The essential nature of some of the core functions of banks combined with the enormous potential costs of banking crises on the economy and their consequences for society call for some form of representation of the public interest in banking, in the way that banks operate and in the way they are regulated and controlled.
The gap between the expectations of citizens and businesses on the one hand and banking services on the other hand shows that reforms have failed to fix the banking system, hence the need for new routes to be considered.
While bank bail-outs continue, the debate over bank regulation remains in the hands of "experts", and a large majority of citizens do not feel able, or even interested, in taking part in this crucial debate. Partly as a result, regulatory changes have remained complex and have failed to deliver the necessary changes: They rather comfort the status quo.
1) Elaborating a model for public interest representation in banking (Where do we want to go?), which aims to produce a theoretical model of public interest representation that can cope with current and future requirements and be used as a basis for a positive vision of banking.
2) Learning from the past (Which trajectory have we been following so far?), which aims to understand the processes underlying the development of Europe's banking systems, the role and influence of the different bodies and interest groups, and the shortcomings in their public interest provision.
3) Looking to the future (What should be the target and how do we change direction?), which aims to build on the understanding of the past and on the positive model to make policy recommendations. The research would aim to generate and collect recommendations via an inclusive process with civil society representatives, aimed at increasing the democratic accountability of the policymaking process.
The theoretical part of the research project will be based mostly on workshops with civil society representatives and interviews with academics and other experts, with the aim of defining public interest in banking and articulating a positive vision for the banking sector.
The empirical part of the research project will include a historical and literature review, data collection and case studies, for example drawing on the Finance Watch team's hands-on experience in specific regulation, with a view to understanding the forces that have pushed banking away from its public interest role.

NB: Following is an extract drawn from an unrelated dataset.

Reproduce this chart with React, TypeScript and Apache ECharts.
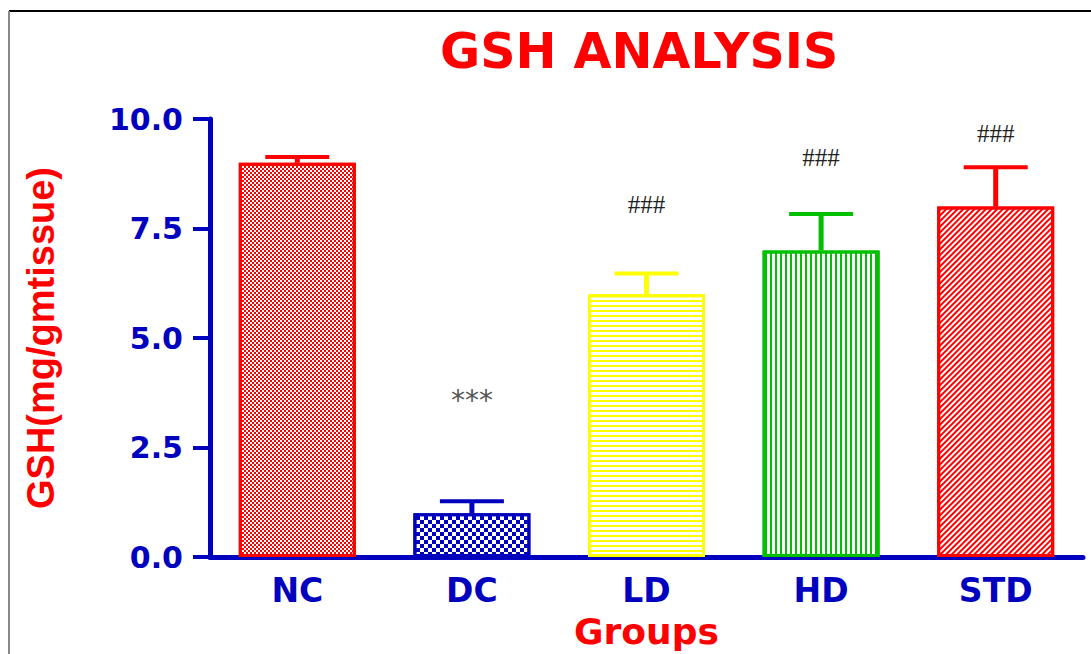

The third part of the research project will aim to synthesize the results of the first two stages with an analysis of existing research on alternative banking models and input from civil society representatives. This input will include interviews and workshops with civil society representatives, academics and other experts.
4. Darstellung der Ergebnisse
Within almost two years, the project has managed to bring together a range of stakeholders and raise a number of questions for civil society, public institutions, policy makers and banks themselves about the participation of the public in a highly-relevant issue for the population at large. However, that longer term work will necessarily involve many stakeholders and a diverse range of actions.
We believe that the overview provided in this report will prove a starting point for this work, and hope that the proposals outlined in the last chapter will trigger new initiatives and serve as inspiration for civil society organisations, public institutions, law makers and bankers in the future. This will not happen, though, without a significant increase in civil society’s capacity to engage on banking and finance, to self-organise, build expertise and make banking and finance a transversal issue and challenge.